MY thing is, at the end of the day, a true scan of the negative of s1, even if you didn't put in the special effects, i think would be eye-opening to the community and it would feel newish. Maybe you could even go 16:9 if cameras and boom mikes are not in the way. It's the sorta passion project I wish we could rally around. Because I don't think it will happen by companies motivated by profit.
That said, I also think an alternative is a fan related project that would essentially do it in an upscaling way. If scans couldn't be made but let's say, we raised enough money to actually get some license to pay uni (my guess is it would minmally be $50k -- maybe just 25k for s1, i dont know) and then released the title as an actual blu-ray and you hope to break even.

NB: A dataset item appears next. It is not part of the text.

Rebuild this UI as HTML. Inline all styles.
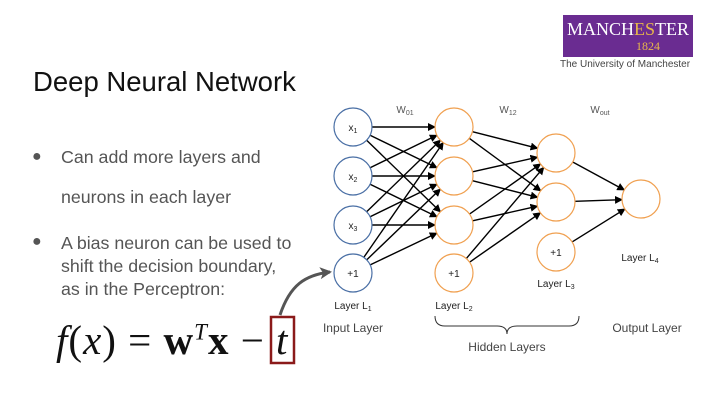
<!DOCTYPE html>
<html><head><meta charset="utf-8"><style>
body{margin:0;width:720px;height:405px;background:#fff;overflow:hidden;font-family:"Liberation Sans",sans-serif;position:relative}
.t{position:absolute;white-space:nowrap}
</style></head><body>
<div class="t" style="left:33px;top:66px;font-size:27.5px;color:#111">Deep Neural Network</div>
<div class="t" style="left:32px;top:148px;font-size:16px;color:#555">●</div>
<div class="t" style="left:61px;top:147px;font-size:17.8px;color:#555">Can add more layers and</div>
<div class="t" style="left:61px;top:187px;font-size:17.8px;color:#555">neurons in each layer</div>
<div class="t" style="left:32px;top:233px;font-size:16px;color:#555">●</div>
<div class="t" style="left:61px;top:232px;font-size:17.8px;color:#555;line-height:23px">A bias neuron can be used to<br>shift the decision boundary,<br>as in the Perceptron:</div>
<div class="t" style="left:56px;top:316px;font-size:41px;font-family:'Liberation Serif',serif;color:#111;letter-spacing:1px"><i>f</i>(<i>x</i>) = <b>w</b><sup style="font-size:23px"><i>T</i></sup><b>x</b> −</div>
<div class="t" style="left:276px;top:316px;font-size:41px;font-family:'Liberation Serif',serif;color:#111"><i>t</i></div>
<div style="position:absolute;left:563px;top:15px;width:130px;height:42px;background:#6a2c91"></div>
<div class="t" style="left:567px;top:19px;font-size:18px;font-family:'Liberation Serif',serif;color:#fff">MANCH<span style="color:#e8b84a">ES</span>TER</div>
<div class="t" style="left:636px;top:39px;font-size:12px;font-family:'Liberation Serif',serif;color:#e8b84a">1824</div>
<div class="t" style="left:560px;top:59px;font-size:10px;color:#444">The University of Manchester</div>
<svg width="720" height="405" style="position:absolute;left:0;top:0">
<defs><marker id="a" markerWidth="8" markerHeight="8" refX="7" refY="4" orient="auto" markerUnits="userSpaceOnUse"><path d="M0,0L8,4L0,8z" fill="#000"/></marker>
<marker id="g" markerWidth="12" markerHeight="12" refX="10" refY="6" orient="auto" markerUnits="userSpaceOnUse"><path d="M0,0L12,6L0,12L3,6z" fill="#555"/></marker></defs>
<g stroke="#000" stroke-width="1.4" marker-end="url(#a)" id="e"></g>
<rect x="271" y="317" width="23" height="46" fill="none" stroke="#8b1a1a" stroke-width="2.5"/>
<path d="M280,315 C290,285 305,275 330,272" fill="none" stroke="#555" stroke-width="3" marker-end="url(#g)"/>
<g fill="#fff" stroke-width="1.2">
<circle cx="353" cy="127" r="19" stroke="#4a6fa5"/><circle cx="353" cy="176" r="19" stroke="#4a6fa5"/><circle cx="353" cy="225" r="19" stroke="#4a6fa5"/><circle cx="353" cy="273" r="19" stroke="#4a6fa5"/>
<circle cx="454" cy="127" r="19" stroke="#f0a050"/><circle cx="454" cy="176" r="19" stroke="#f0a050"/><circle cx="454" cy="225" r="19" stroke="#f0a050"/><circle cx="454" cy="273" r="19" stroke="#f0a050"/>
<circle cx="556" cy="153" r="19" stroke="#f0a050"/><circle cx="556" cy="202" r="19" stroke="#f0a050"/><circle cx="556" cy="252" r="19" stroke="#f0a050"/>
<circle cx="641" cy="199" r="19" stroke="#f0a050"/>
</g>
<g font-family="Liberation Sans" font-size="10" fill="#222" text-anchor="middle">
<text x="353" y="131">x<tspan font-size="7" dy="2">1</tspan></text>
<text x="353" y="180">x<tspan font-size="7" dy="2">2</tspan></text>
<text x="353" y="229">x<tspan font-size="7" dy="2">3</tspan></text>
<text x="353" y="277">+1</text><text x="454" y="277">+1</text><text x="556" y="256">+1</text>
<text x="405" y="113" fill="#555">W<tspan font-size="7" dy="2">01</tspan></text>
<text x="508" y="113" fill="#555">W<tspan font-size="7" dy="2">12</tspan></text>
<text x="600" y="113" fill="#555">W<tspan font-size="7" dy="2">out</tspan></text>
<text x="353" y="309">Layer L<tspan font-size="7" dy="2">1</tspan></text>
<text x="454" y="309">Layer L<tspan font-size="7" dy="2">2</tspan></text>
<text x="556" y="287">Layer L<tspan font-size="7" dy="2">3</tspan></text>
<text x="640" y="261">Layer L<tspan font-size="7" dy="2">4</tspan></text>
<text x="353" y="332" font-size="12" fill="#444">Input Layer</text>
<text x="647" y="332" font-size="12" fill="#444">Output Layer</text>
<text x="507" y="351" font-size="12" fill="#444">Hidden Layers</text>
</g>
<path d="M435,316 Q435,326 445,326 L497,326 Q507,326 507,334 Q507,326 517,326 L569,326 Q579,326 579,316" fill="none" stroke="#333" stroke-width="1"/>
</svg>
<script>
var g=document.getElementById('e'),r=19,s='';
function L(x1,y1,x2,y2){var dx=x2-x1,dy=y2-y1,d=Math.hypot(dx,dy);s+='<line x1="'+(x1+dx/d*r)+'" y1="'+(y1+dy/d*r)+'" x2="'+(x2-dx/d*r)+'" y2="'+(y2-dy/d*r)+'"/>';}
[127,176,225,273].forEach(a=>[127,176,225].forEach(b=>L(353,a,454,b)));
[127,176,225,273].forEach(a=>[153,202].forEach(b=>L(454,a,556,b)));
[153,202,252].forEach(a=>L(556,a,641,199));
g.innerHTML=s;
</script>
</body></html>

In that case, I would think an approach of treating wide shots with its own up scale and medium / close with their own and compiling it on a timeline would be needed for the best look for s1.
All this is fantasy of course, but you just wonder what we as a community could pull together if we say could get a little push from a jerry or john. I would also very much like to see distributors, like Peacock, asking Universal to at minimum do an upscale job (though clearly it would not meet the quality of yours unless they somehow had access to better raw assets).